* EXERCISE TASK *
Copy out each line of the data that holds the word "this".
● ● ● ●
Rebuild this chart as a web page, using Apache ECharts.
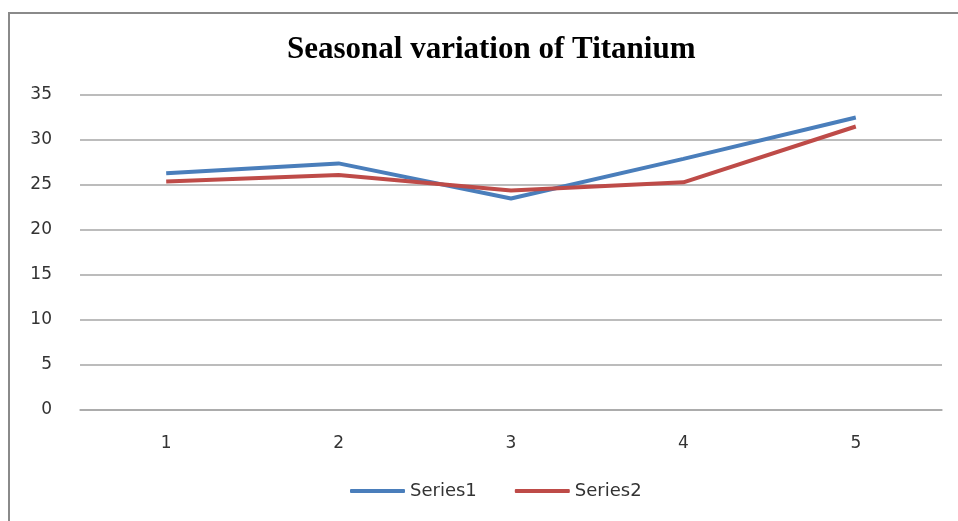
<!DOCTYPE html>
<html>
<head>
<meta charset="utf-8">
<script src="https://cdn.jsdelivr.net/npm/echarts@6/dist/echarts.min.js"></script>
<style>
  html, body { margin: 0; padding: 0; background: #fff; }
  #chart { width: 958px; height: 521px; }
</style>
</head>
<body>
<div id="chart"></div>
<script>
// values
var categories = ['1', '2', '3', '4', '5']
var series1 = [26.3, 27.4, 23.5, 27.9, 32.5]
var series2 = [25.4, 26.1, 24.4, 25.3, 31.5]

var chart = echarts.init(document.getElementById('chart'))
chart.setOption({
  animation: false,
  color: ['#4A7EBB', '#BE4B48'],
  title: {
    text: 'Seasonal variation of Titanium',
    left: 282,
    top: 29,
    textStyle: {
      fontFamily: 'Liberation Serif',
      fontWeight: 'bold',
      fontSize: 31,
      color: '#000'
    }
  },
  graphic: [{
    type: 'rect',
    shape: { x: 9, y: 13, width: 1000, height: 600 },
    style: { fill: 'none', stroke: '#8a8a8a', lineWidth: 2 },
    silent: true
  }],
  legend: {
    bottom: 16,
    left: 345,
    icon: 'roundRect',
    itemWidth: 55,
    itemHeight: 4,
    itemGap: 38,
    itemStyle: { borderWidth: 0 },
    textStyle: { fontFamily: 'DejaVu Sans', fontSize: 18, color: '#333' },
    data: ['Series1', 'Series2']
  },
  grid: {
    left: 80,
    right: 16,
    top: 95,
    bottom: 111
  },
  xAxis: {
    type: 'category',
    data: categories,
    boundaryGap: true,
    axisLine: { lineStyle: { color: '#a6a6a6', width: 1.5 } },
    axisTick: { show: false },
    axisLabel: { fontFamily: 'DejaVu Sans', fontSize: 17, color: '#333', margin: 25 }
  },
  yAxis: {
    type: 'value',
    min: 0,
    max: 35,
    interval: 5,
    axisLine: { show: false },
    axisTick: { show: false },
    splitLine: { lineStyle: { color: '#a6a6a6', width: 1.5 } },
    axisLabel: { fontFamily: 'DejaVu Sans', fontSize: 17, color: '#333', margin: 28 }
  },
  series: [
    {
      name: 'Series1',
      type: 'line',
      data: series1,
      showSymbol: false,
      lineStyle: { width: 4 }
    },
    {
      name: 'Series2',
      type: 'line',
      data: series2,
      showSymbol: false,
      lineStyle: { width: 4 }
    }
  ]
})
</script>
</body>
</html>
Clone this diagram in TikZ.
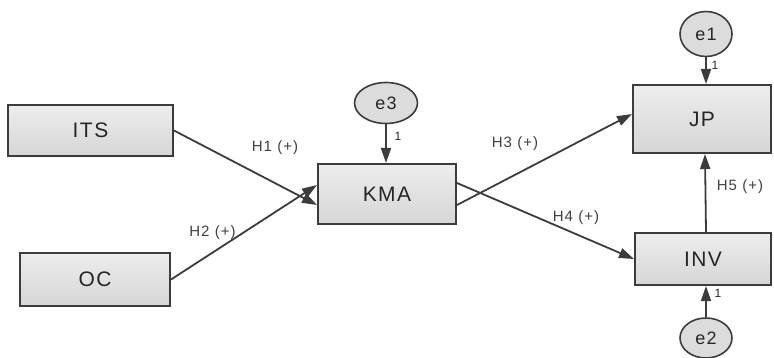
● ● ● ●
* RESULT *
Rebuild this chart as a web page, using Apache ECharts.
Clone this diagram in TikZ.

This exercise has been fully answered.